I have a column of a spark dataset (in java) and I want that all the values of this column become the columnnames of new columns (the new columns can be filled with a constant values).
For example I have:
+------------+
| Column |
+------------+
| a |
| b |
| c |
+------------+
And I want:
+------+----+----+---+
|Column| a | b | c |
+------+----+----+---+
| a | 0 | 0 |0 |
| b | 0 | 0 |0 |
| c | 0 | 0 |0 |
+------+----+----+---+
What I tried is:
public class test{
static SparkSession spark = SparkSession.builder().appName("Java")

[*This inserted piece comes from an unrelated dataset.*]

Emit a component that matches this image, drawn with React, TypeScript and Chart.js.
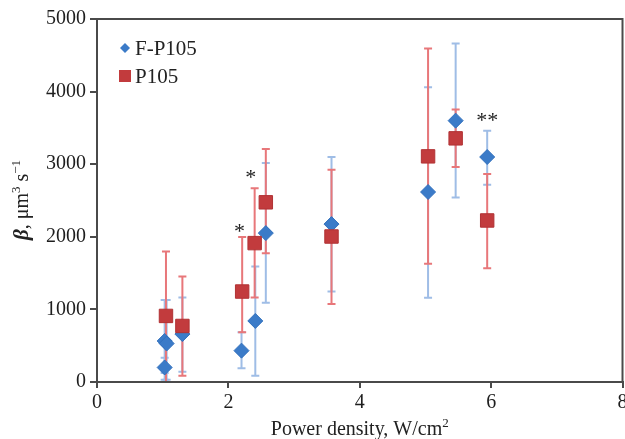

.config("spark.master", "local").getOrCreate();
static Dataset<Row> dataset = spark.emptyDataFrame();
public Dataset<Row> test(Dataset<Row> ds, SparkSession spark) {
SQLContext sqlContext = new SQLContext(spark);
sqlContext.udf().register("add", add, DataTypes.createArrayType(DataTypes.StringType));
ds = ds.withColumn("substrings", functions.callUDF("add", ds.col("Column")));
return ds;
}
private static UDF1 addSubstrings = new UDF1<String, String[]>() {
public String[] call(String str) throws Exception {
dataset = dataset.withColumn(str, functions.lit(0));
String[] a = {"placeholder"};
return a;
}
};
}
My problem is, sometimes I get the right result and sometimes not (the columns are not added). I do not really understand why. I was searching for a way to pass the datset to the UDF but I don't know how.
At the moment I'm solving it by using collectAsList() of the column, then iterating the Arraylist and thereby adding new columns. But that is really inefficient since I have too much data.